People are poorer, jobs fewer and chances for education slimmer. The spirit of aspiration that drives so much of India is weakened here, by unrelenting, bitter circumstance.
There are huge swathes of India – Naxal-blighted Jharkhand and Orissa, the seven remote north-east states – where tens of millions feel dissociated from the world’s next superpower.
(There are exceptions, as with every Indian generalisation, to this east-west divide: the eastern cities of Chennai, Hyderabad, and Kolkata fit more naturally with the developing west, insurgency-riddled Kashmir in the north-west has greater similarities with the restive east.)

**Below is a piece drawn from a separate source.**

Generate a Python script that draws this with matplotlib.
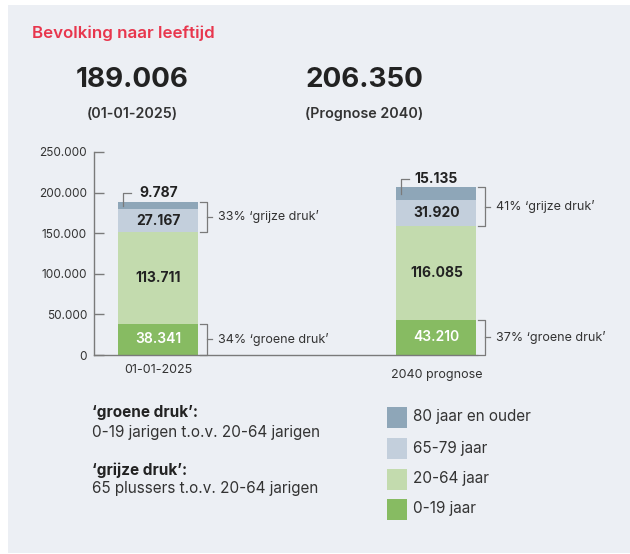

But when the West is speaking to the businessmen of Mumbai and the bureaucrats of Delhi, it must remember they represent a tiny minority. Most people in India are still poor. About half a billion people subsist each day on less than $1.25. Four in 10 of the children are stunted because they don’t have enough to eat.
For all the millions of words written in analysis, praise, or criticism of India, it is a place still not well understood by outsiders.
Those who write on India are often too-hastily categorised, either as ”boosters” or ”haters”. I argue one has to be both here: to love India while acknowledging its flaws, to bear witness to the extraordinary in this place, without being blind to that which is abhorrent.
It’s Vikram’s third winter in Delhi, and the floor of his house is still cold dirt. I am leaving Delhi. He is staying.
Vikram and I talk most often about his children, a universal enough theme for two people whose life experiences are so different. At least one child is always sick, it seems, another always in trouble with someone or another nearby. He wishes he could do more to give his children a better chance, an easier life than the one he’s had to endure.
Vikram sits on a low stool outside his home, barely a metre from the incessant noise and the belching smog of Delhi’s relentless traffic, next to the festering, foul-smelling rubbish dump.
The roof of his house leaks, and he worries someday, someone will move him on to somewhere even worse.
He sees and feels India’s faults more keenly than anyone.
And he thinks tomorrow is going to be better than today.